**Exercise prompt**
Find the lines holding "with" and copy them.

**Task material**

::::

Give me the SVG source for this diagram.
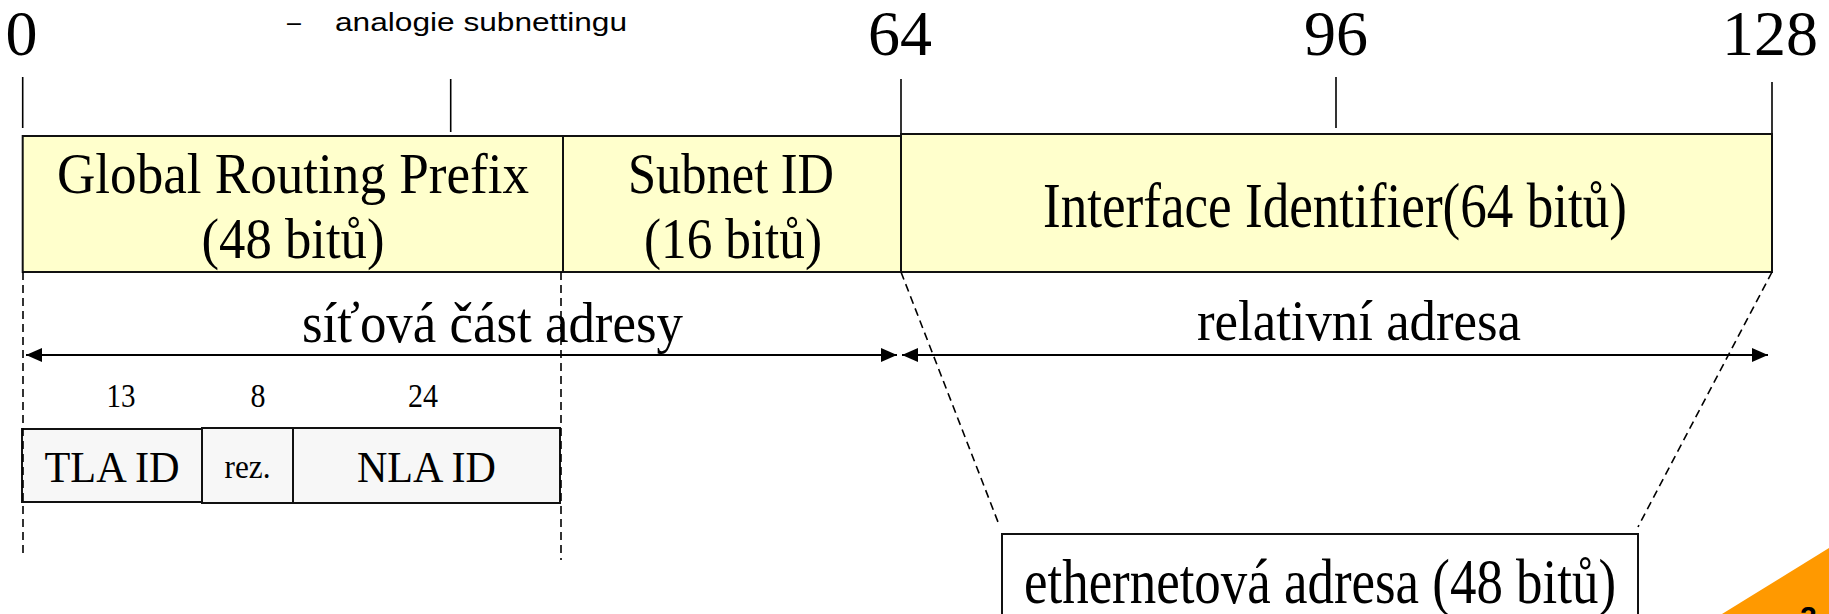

::::

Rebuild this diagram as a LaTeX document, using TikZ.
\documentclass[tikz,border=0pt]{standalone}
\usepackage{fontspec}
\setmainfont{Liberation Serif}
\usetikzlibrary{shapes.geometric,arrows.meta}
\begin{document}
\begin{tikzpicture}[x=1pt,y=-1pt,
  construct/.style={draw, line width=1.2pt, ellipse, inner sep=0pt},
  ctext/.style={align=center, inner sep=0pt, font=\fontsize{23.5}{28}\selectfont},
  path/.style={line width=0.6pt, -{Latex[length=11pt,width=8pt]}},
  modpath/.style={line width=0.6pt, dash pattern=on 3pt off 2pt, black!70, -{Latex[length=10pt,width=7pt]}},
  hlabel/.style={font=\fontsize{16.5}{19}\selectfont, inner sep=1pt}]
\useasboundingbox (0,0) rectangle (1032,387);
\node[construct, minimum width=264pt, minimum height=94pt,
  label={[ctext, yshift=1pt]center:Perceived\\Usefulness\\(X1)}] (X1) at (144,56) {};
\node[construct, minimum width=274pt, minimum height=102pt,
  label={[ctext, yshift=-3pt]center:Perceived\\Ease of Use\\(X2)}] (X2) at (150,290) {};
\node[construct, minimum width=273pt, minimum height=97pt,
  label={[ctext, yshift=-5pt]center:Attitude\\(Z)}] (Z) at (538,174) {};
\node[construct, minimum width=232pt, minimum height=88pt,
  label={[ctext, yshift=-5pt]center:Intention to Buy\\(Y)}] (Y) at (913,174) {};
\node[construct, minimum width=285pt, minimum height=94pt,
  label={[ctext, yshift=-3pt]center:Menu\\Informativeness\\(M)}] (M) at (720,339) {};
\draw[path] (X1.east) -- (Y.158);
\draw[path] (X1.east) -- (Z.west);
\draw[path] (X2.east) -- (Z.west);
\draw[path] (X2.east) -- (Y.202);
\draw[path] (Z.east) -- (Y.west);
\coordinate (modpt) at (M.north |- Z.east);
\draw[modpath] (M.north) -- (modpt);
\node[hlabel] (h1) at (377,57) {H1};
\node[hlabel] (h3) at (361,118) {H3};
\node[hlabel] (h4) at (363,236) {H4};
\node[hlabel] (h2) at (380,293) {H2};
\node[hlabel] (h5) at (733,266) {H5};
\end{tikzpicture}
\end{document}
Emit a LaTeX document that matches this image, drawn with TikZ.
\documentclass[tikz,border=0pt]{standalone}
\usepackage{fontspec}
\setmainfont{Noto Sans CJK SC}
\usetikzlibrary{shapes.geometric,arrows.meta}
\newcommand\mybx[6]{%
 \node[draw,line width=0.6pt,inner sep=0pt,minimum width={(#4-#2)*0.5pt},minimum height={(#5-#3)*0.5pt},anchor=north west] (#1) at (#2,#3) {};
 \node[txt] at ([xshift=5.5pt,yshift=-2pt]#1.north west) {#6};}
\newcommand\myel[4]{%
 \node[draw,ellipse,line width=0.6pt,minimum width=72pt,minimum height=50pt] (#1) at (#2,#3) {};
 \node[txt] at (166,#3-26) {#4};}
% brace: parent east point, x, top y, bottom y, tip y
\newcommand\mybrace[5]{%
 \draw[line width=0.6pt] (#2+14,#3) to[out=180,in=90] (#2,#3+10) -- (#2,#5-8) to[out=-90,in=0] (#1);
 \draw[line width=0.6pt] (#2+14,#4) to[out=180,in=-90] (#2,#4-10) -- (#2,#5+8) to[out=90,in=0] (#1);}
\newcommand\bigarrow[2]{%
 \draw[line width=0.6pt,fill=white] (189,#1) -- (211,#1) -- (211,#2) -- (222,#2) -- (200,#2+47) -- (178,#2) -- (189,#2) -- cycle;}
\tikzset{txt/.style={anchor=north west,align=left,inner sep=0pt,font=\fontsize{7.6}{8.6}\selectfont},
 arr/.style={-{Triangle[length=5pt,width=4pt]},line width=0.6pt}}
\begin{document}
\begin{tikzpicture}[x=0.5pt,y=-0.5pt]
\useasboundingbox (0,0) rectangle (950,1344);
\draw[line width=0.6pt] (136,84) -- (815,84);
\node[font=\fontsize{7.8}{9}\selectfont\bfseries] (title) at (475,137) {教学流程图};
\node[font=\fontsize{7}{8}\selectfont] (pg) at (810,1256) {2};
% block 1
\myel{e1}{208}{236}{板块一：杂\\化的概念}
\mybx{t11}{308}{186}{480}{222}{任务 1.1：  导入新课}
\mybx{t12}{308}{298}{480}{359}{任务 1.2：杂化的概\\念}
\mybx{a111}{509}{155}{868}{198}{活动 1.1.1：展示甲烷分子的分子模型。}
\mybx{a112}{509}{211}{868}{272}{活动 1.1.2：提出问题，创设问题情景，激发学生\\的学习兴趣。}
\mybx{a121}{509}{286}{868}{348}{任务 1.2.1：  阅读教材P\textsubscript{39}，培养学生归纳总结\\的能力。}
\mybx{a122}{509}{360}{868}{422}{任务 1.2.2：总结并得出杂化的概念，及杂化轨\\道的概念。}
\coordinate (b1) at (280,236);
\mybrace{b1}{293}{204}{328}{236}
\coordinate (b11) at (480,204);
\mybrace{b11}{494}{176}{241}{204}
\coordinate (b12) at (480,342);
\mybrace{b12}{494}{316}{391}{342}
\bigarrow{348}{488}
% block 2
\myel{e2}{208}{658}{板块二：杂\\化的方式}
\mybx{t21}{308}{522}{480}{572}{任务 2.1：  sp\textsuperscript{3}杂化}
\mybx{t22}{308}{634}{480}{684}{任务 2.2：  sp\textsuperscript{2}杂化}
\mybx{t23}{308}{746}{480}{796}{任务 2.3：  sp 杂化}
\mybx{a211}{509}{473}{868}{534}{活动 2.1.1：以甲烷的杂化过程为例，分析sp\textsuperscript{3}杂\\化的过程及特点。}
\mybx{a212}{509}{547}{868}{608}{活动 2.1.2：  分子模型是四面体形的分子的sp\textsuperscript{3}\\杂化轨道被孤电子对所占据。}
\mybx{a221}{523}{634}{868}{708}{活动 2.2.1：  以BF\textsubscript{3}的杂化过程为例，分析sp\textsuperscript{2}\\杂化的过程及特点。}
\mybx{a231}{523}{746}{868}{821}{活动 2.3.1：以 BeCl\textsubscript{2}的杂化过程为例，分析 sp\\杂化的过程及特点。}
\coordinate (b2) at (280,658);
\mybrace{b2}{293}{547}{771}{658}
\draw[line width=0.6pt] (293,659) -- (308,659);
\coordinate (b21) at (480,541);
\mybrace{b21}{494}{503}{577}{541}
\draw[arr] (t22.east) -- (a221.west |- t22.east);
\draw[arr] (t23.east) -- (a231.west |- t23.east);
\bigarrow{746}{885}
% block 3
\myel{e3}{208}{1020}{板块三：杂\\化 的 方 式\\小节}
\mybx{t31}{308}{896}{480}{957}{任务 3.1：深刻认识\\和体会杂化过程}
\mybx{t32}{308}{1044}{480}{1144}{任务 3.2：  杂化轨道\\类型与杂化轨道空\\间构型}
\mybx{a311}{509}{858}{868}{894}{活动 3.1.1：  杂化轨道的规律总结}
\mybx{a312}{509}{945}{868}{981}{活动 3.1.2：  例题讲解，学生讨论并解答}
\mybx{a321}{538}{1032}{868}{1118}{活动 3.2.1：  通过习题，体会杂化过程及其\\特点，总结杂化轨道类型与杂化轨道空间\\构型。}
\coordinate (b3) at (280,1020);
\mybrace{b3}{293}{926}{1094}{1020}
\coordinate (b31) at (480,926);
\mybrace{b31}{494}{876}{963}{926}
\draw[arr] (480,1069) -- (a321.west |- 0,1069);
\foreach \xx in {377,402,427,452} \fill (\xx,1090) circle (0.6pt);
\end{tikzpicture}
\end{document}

::::

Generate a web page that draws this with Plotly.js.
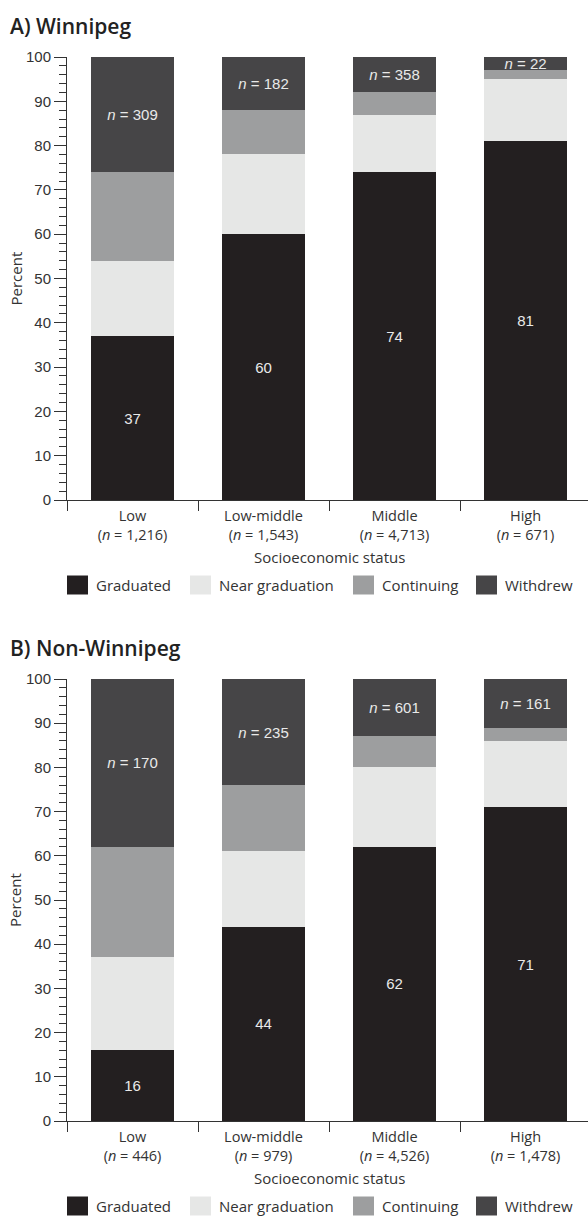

::::

**Full solution**
Emit a LaTeX document that matches this image, drawn with TikZ.
Generate a web page that draws this with Plotly.js.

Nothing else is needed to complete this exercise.